At its Mississauga, Ontario, factory, it takes 45 seconds to make the iconic Hilroy notebook, including trimming the paper, binding and adding a cover. Over the course of a seven-hour shift, upwards of 18,000 Hilroy notebooks are churned out. The factory is split into two: a ruling area, where notebooks, pads of paper and the like are made, and a brief area, where office supplies such as folders, bristol board and Duo-Tangs are dyed, cut and packaged. The company produces 14 million books, 8.5 million portfolios and 8.1 million report covers annually, contributing to a Canadian office-supply manufacturing industry that Ibis World estimates at $345 million.

“Hilroy didn’t just ‘happen.’ It has been developed through the foresight, effort and determination of its president and his associates,” said S.E. Beare, of Globe Envelopes Ltd., when introducing founder Roy C. Hill at the 50th anniversary of Hilroy Envelopes and Stationery Ltd. (its corporate name in 1968).
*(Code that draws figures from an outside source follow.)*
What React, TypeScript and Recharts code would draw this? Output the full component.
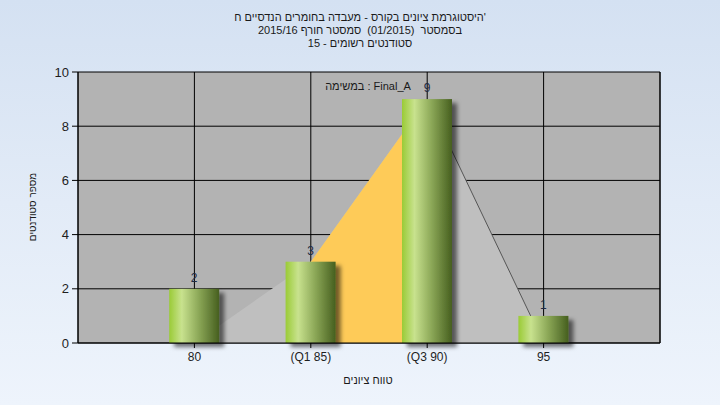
import React from 'react';
import { ComposedChart, Bar, Area, XAxis, YAxis, CartesianGrid, LabelList } from 'recharts';

const grades = [80, 85, 90, 95];
const gradeLabels = ['80', '(Q1 85)', '(Q3 90)', '95'];
const counts = [2, 3, 9, 1];
const polygonValues = [0, 3, 9, 0];
const iqrValues = [null, 3, 9, null];
const tailValues = [null, null, 9, 0];
const yTicks = [0, 2, 4, 6, 8, 10];

const titleLines = [
  "היסטוגרמת ציונים בקורס - מעבדה בחומרים הנדסיים ח'",
  'בסמסטר  (01/2015)  סמסטר חורף 2015/16',
  'סטודנטים רשומים - 15',
];
const titleDirs: ('ltr' | 'rtl')[] = ['ltr', 'rtl', 'rtl'];
const legendText = 'Final_A : במשימה';
const xTitle = 'טווח ציונים';
const yTitle = 'מספר סטודנטים';

const data = grades.map((g, i) => ({
  grade: g,
  count: counts[i],
  poly: polygonValues[i],
  iqr: iqrValues[i],
  tail: tailValues[i],
}));

const FONT = '"Liberation Sans", "DejaVu Sans", Arial, sans-serif';

const GradientBar = (props: any) => {
  const { x, y, width, height } = props;
  if (!height || height <= 0) return null;
  return (
    <rect x={x} y={y} width={width} height={height} fill="url(#barGrad)" filter="url(#barShadow)" />
  );
};

const XTick = (props: any) => {
  const { x, y, payload } = props;
  const idx = grades.indexOf(payload.value);
  return (
    <text x={x} y={y} dy="0.71em" textAnchor="middle" fontSize={12} fill="#1e1e1e" fontFamily={FONT}>
      {idx >= 0 ? gradeLabels[idx] : payload.value}
    </text>
  );
};

export default function App() {
  return (
    <div
      style={{
        position: 'absolute',
        left: 0,
        top: 0,
        width: 720,
        height: 405,
        background: 'linear-gradient(180deg, #d4e1f2 0%, #e2ebf7 50%, #eef4fc 100%)',
        fontFamily: FONT,
      }}
    >
      <svg width={0} height={0} style={{ position: 'absolute' }}>
        <defs>
          <linearGradient id="barGrad" x1="0" y1="0" x2="1" y2="0">
            <stop offset="0%" stopColor="#9acb36" />
            <stop offset="25%" stopColor="#c8e28e" />
            <stop offset="60%" stopColor="#8aa656" />
            <stop offset="100%" stopColor="#465f1f" />
          </linearGradient>
          <filter id="barShadow" x="-20%" y="-20%" width="160%" height="160%">
            <feDropShadow dx="5" dy="4" stdDeviation="2" floodColor="#000" floodOpacity="0.55" />
          </filter>
        </defs>
      </svg>
      <ComposedChart
        width={720}
        height={405}
        data={data}
        margin={{ top: 72, right: 20, bottom: 32, left: 38 }}
      >
        <CartesianGrid yAxisId="left" stroke="#000" strokeWidth={1} fill="#b3b3b3" fillOpacity={1} />
        <XAxis
          type="number"
          dataKey="grade"
          domain={[75, 100]}
          ticks={grades}
          height={30}
          tick={<XTick />}
          tickSize={5}
          tickMargin={4}
          axisLine={{ stroke: '#000' }}
          tickLine={{ stroke: '#000' }}
        />
        <YAxis
          yAxisId="left"
          domain={[0, 10]}
          ticks={yTicks}
          width={40}
          tickSize={6}
          tickMargin={3}
          tick={{ fontSize: 13, fill: '#1e1e1e', fontFamily: FONT }}
          axisLine={{ stroke: '#000' }}
          tickLine={{ stroke: '#000' }}
        />
        <YAxis
          yAxisId="right"
          orientation="right"
          domain={[0, 10]}
          ticks={yTicks}
          width={40}
          tickSize={6}
          tickMargin={4}
          tick={{ fontSize: 13, fill: '#1e1e1e', fontFamily: FONT, textAnchor: 'start' }}
          axisLine={{ stroke: '#000' }}
          tickLine={{ stroke: '#000' }}
        />
        <Area
          yAxisId="left"
          type="linear"
          dataKey="poly"
          stroke="none"
          fill="#bfbfbf"
          fillOpacity={1}
          isAnimationActive={false}
          dot={false}
          activeDot={false}
        />
        <Area
          yAxisId="left"
          type="linear"
          dataKey="iqr"
          stroke="none"
          fill="#fecb58"
          fillOpacity={1}
          isAnimationActive={false}
          dot={false}
          activeDot={false}
        />
        <Area
          yAxisId="left"
          type="linear"
          dataKey="tail"
          stroke="#555555"
          strokeWidth={1}
          fill="#bfbfbf"
          fillOpacity={1}
          dot={false}
          activeDot={false}
          isAnimationActive={false}
        />
        <Bar yAxisId="left" dataKey="count" barSize={50} shape={<GradientBar />} isAnimationActive={false}>
          <LabelList dataKey="count" position="top" offset={7} fontSize={12} fill="#1e2a44" fontFamily={FONT} />
        </Bar>
      </ComposedChart>
      <svg width={720} height={405} style={{ position: 'absolute', left: 0, top: 0, pointerEvents: 'none' }}>
        {titleLines.map((t, i) => (
          <text
            key={i}
            x={360}
            y={21 + i * 13}
            textAnchor="middle"
            fontSize={11}
            fill="#1a1a1a"
            fontFamily={FONT}
            style={{ direction: titleDirs[i], whiteSpace: 'pre' }}
          >
            {t}
          </text>
        ))}
        <text x={368} y={90} textAnchor="middle" fontSize={11} fill="#1a1a1a" fontFamily={FONT} style={{ direction: 'rtl' }}>
          {legendText}
        </text>
        <text x={368} y={384} textAnchor="middle" fontSize={11} fill="#1a1a1a" fontFamily={FONT} style={{ direction: 'rtl' }}>
          {xTitle}
        </text>
        <text
          x={36}
          y={207}
          textAnchor="middle"
          fontSize={10}
          fill="#1a1a1a"
          fontFamily={FONT}
          style={{ direction: 'rtl' }}
          transform="rotate(-90 36 207)"
        >
          {yTitle}
        </text>
      </svg>
    </div>
  );
}
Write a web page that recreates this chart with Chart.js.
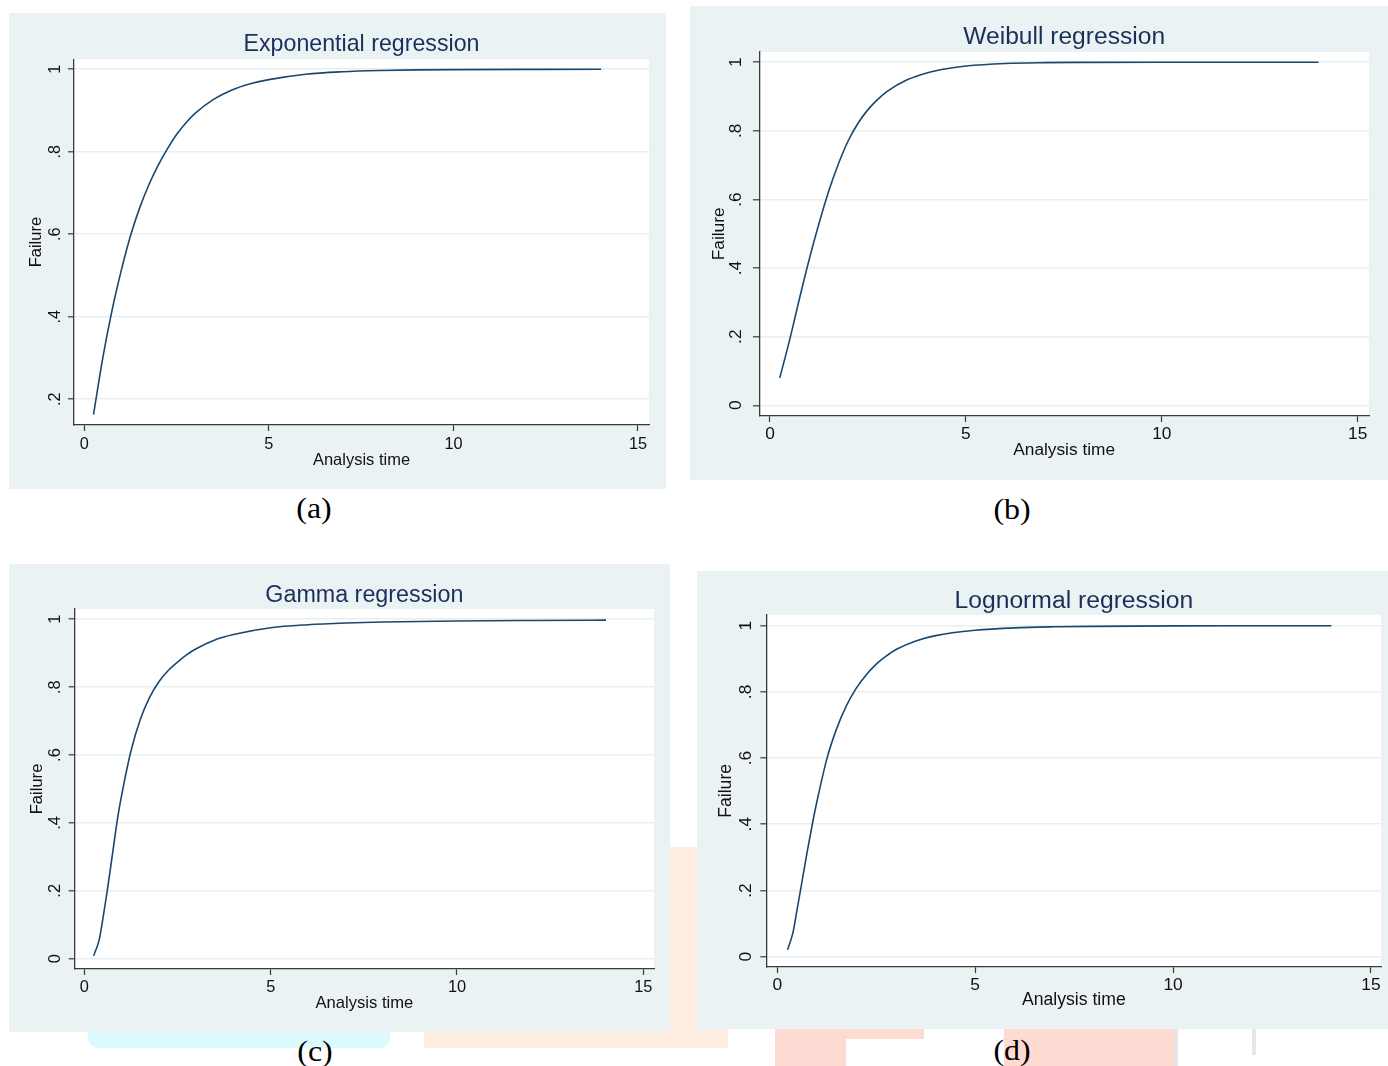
<!DOCTYPE html>
<html>
<head>
<meta charset="utf-8">
<script src="https://cdn.jsdelivr.net/npm/chart.js@4.4.1/dist/chart.umd.min.js"></script>
<style>
html,body{margin:0;padding:0;background:#fff;}
#page{position:relative;width:1388px;height:1066px;overflow:hidden;background:#fff;}
canvas{position:absolute;background:#eaf2f3;}
.cap{position:absolute;width:80px;text-align:center;font-family:"Liberation Serif","Times New Roman",serif;font-size:28.5px;line-height:34px;color:#000;transform:scaleX(1.12);}
.wm{position:absolute;}
</style>
</head>
<body>
<div id="page">
  <div class="wm" style="left:88px;top:1025px;width:302px;height:23px;background:#dafafd;border-radius:0 0 10px 10px;"></div>
  <div class="wm" style="left:424px;top:1025px;width:304px;height:23px;background:#feeee1;"></div>
  <div class="wm" style="left:669px;top:847px;width:30px;height:185px;background:#feece0;"></div>
  <div class="wm" style="left:775px;top:1025px;width:71px;height:41px;background:#fddbd3;"></div>
  <div class="wm" style="left:832px;top:1025px;width:92px;height:14px;background:#fddbd3;"></div>
  <div class="wm" style="left:1004px;top:1025px;width:172px;height:41px;background:#fddbd3;"></div>
  <div class="wm" style="left:1174px;top:1025px;width:4px;height:41px;background:#e6e6e6;"></div>
  <div class="wm" style="left:1252px;top:1025px;width:4px;height:30px;background:#e6e6e6;"></div>

  <canvas id="cA"></canvas>
  <canvas id="cB"></canvas>
  <canvas id="cC"></canvas>
  <canvas id="cD"></canvas>

  <div class="cap" style="left:274px;top:492px;">(a)</div>
  <div class="cap" style="left:972px;top:493px;">(b)</div>
  <div class="cap" style="left:275px;top:1035px;">(c)</div>
  <div class="cap" style="left:972px;top:1034px;">(d)</div>
</div>
<script>
// ---- data ----
const xTicks = [0, 5, 10, 15];
const xTickLabels = ['0', '5', '10', '15'];
const yTicksA = [0.2, 0.4, 0.6, 0.8, 1];
const yTickLabelsA = ['.2', '.4', '.6', '.8', '1'];
const yTicksB = [0, 0.2, 0.4, 0.6, 0.8, 1];
const yTickLabelsB = ['0', '.2', '.4', '.6', '.8', '1'];

const timeExp = [0.25, 0.5, 0.75, 1, 1.25, 1.5, 1.75, 2, 2.25, 2.5, 2.75, 3, 3.5, 4, 4.5, 5, 6, 7, 8, 9, 10, 12, 14];
const failExp = [0.163, 0.30, 0.415, 0.512, 0.596, 0.664, 0.72, 0.767, 0.807, 0.842, 0.87, 0.893, 0.927, 0.95, 0.965, 0.975, 0.988, 0.994, 0.997, 0.9985, 0.9992, 0.9998, 1.0];

const timeWei = [0.25, 0.5, 0.75, 1, 1.25, 1.5, 1.75, 2, 2.25, 2.5, 2.75, 3, 3.5, 4, 4.5, 5, 6, 7, 8, 10, 12, 14];
const failWei = [0.08, 0.19, 0.31, 0.425, 0.53, 0.625, 0.705, 0.772, 0.823, 0.862, 0.892, 0.916, 0.949, 0.969, 0.981, 0.989, 0.9965, 0.999, 0.9997, 1, 1, 1];

const timeGam = [0.25, 0.4, 0.5, 0.6, 0.75, 0.9, 1, 1.25, 1.5, 1.75, 2, 2.25, 2.5, 2.75, 3, 3.5, 4, 5, 6, 7, 8, 10, 12, 14];
const failGam = [0.009, 0.057, 0.12, 0.19, 0.305, 0.42, 0.482, 0.612, 0.705, 0.77, 0.816, 0.849, 0.874, 0.896, 0.913, 0.939, 0.955, 0.975, 0.984, 0.989, 0.992, 0.995, 0.9965, 0.9975];

const timeLog = [0.26, 0.4, 0.5, 0.6, 0.75, 0.9, 1, 1.25, 1.5, 1.75, 2, 2.25, 2.5, 2.75, 3, 3.5, 4, 5, 6, 7, 8, 10, 12, 14];
const failLog = [0.021, 0.075, 0.143, 0.21, 0.314, 0.41, 0.468, 0.597, 0.689, 0.759, 0.812, 0.852, 0.884, 0.908, 0.928, 0.954, 0.97, 0.986, 0.9935, 0.9966, 0.998, 0.9993, 0.9997, 0.9999];

// ---- styles ----
const FONT = '"Liberation Sans", Arial, Helvetica, sans-serif';
const LINE = '#1a476f';
const TITLE = '#1c2f5a';
const TXT = '#111111';
const AXIS = '#3a3a3a';
const GRID = '#e6eff1';

const whiteArea = {
  id: 'whiteArea',
  beforeDraw(chart) {
    const a = chart.chartArea, ctx = chart.ctx;
    ctx.save();
    ctx.fillStyle = '#ffffff';
    ctx.fillRect(a.left, a.top, a.right - a.left, a.bottom - a.top);
    ctx.restore();
  }
};

const panels = [
  {id:'cA', title:'Exponential regression', t:timeExp, f:failExp, yTicks:yTicksA, yLabels:yTickLabelsA,
   box:[9,13,657,476], yW:65, xH:64, padR:17, xr:[-0.279,15.298], yr:[0.1377,1.0242],
   titleFont:23.2, titlePT:20, titlePB:3.1, tickFont:16.3, tl:6, yLabPad:5.4, xLabPad:3.4,
   axisFont:16.5, yTitlePad:18, xTitlePad:18.2},
  {id:'cB', title:'Weibull regression', t:timeWei, f:failWei, yTicks:yTicksB, yLabels:yTickLabelsB,
   box:[690,6,698,474], yW:69.3, xH:64.3, padR:19, xr:[-0.273,15.288], yr:[-0.0303,1.030],
   titleFont:24.6, titlePT:19.1, titlePB:2.3, tickFont:17.3, tl:6.4, yLabPad:9.4, xLabPad:2.0,
   axisFont:17.3, yTitlePad:18.5, xTitlePad:19},
  {id:'cC', title:'Gamma regression', t:timeGam, f:failGam, yTicks:yTicksB, yLabels:yTickLabelsB,
   box:[9,564,661,468], yW:65.7, xH:63, padR:16, xr:[-0.26,15.287], yr:[-0.0303,1.0303],
   titleFont:23.3, titlePT:19.65, titlePB:2.05, tickFont:16.4, tl:6, yLabPad:6.66, xLabPad:2.66,
   axisFont:16.6, yTitlePad:18, xTitlePad:18.3},
  {id:'cD', title:'Lognormal regression', t:timeLog, f:failLog, yTicks:yTicksB, yLabels:yTickLabelsB,
   box:[697,571,691,458], yW:69.7, xH:62.3, padR:7, xr:[-0.268,15.253], yr:[-0.0302,1.0323],
   titleFont:24.7, titlePT:17.65, titlePB:1.65, tickFont:17.4, tl:6.4, yLabPad:7.24, xLabPad:1.96,
   axisFont:17.6, yTitlePad:19, xTitlePad:17.8}
];

function buildPanel(p) {
  const cv = document.getElementById(p.id);
  const [L, T, W, H] = p.box;
  cv.width = W; cv.height = H;
  cv.style.left = L + 'px'; cv.style.top = T + 'px';
  cv.style.width = W + 'px'; cv.style.height = H + 'px';
  const pts = p.t.map((t, i) => ({x: t, y: p.f[i]}));
  return new Chart(cv.getContext('2d'), {
    type: 'line',
    data: {datasets: [{data: pts, borderColor: LINE, borderWidth: 1.6, pointRadius: 0, fill: false,
      cubicInterpolationMode: 'monotone'}]},
    options: {
      responsive: false, animation: false, events: [],
      layout: {padding: {left: 0, top: 0, right: p.padR, bottom: 0}},
      plugins: {
        legend: {display: false}, tooltip: {enabled: false},
        title: {display: true, text: p.title, fullSize: false, color: TITLE,
          font: {family: FONT, size: p.titleFont, weight: 'normal', lineHeight: 1.0},
          padding: {top: p.titlePT, bottom: p.titlePB}}
      },
      scales: {
        x: {
          type: 'linear', min: p.xr[0], max: p.xr[1],
          afterBuildTicks: s => { s.ticks = xTicks.map(v => ({value: v})); },
          afterFit: s => { s.height = p.xH; },
          ticks: {callback: (v, i) => xTickLabels[i], font: {family: FONT, size: p.tickFont, lineHeight: 1.2},
            color: TXT, padding: p.xLabPad, minRotation: 0, maxRotation: 0, autoSkip: false},
          grid: {display: true, drawOnChartArea: false, drawTicks: true, tickLength: p.tl, tickColor: AXIS, tickWidth: 1.2},
          border: {display: true, color: AXIS, width: 1.3},
          title: {display: true, text: 'Analysis time', color: TXT,
            font: {family: FONT, size: p.axisFont, lineHeight: 1.2}, padding: {top: 0, bottom: p.xTitlePad}}
        },
        y: {
          type: 'linear', min: p.yr[0], max: p.yr[1],
          afterBuildTicks: s => { s.ticks = p.yTicks.map(v => ({value: v})); },
          afterFit: s => { s.width = p.yW; },
          ticks: {callback: (v, i) => p.yLabels[i], font: {family: FONT, size: p.tickFont, lineHeight: 1.2},
            color: TXT, padding: p.yLabPad, minRotation: 90, maxRotation: 90, crossAlign: 'center', autoSkip: false},
          grid: {display: true, drawOnChartArea: true, color: GRID, lineWidth: 1.6, drawTicks: true,
            tickLength: p.tl, tickColor: AXIS, tickWidth: 1.2},
          border: {display: true, color: AXIS, width: 1.3},
          title: {display: true, text: 'Failure', color: TXT,
            font: {family: FONT, size: p.axisFont, lineHeight: 1.2}, padding: {top: p.yTitlePad, bottom: 0}}
        }
      }
    },
    plugins: [whiteArea]
  });
}

panels.forEach(buildPanel);
</script>
</body>
</html>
Five decades later, the company is still going strong. Despite the challenges of staying relevant in an increasingly digital world, Hilroy is capitalizing on analog trends by positioning and promoting its products for niche uses such as bullet journalling—a system that’s a cross between planners, to-do lists and diaries.

Because sometimes, you just need to write it down.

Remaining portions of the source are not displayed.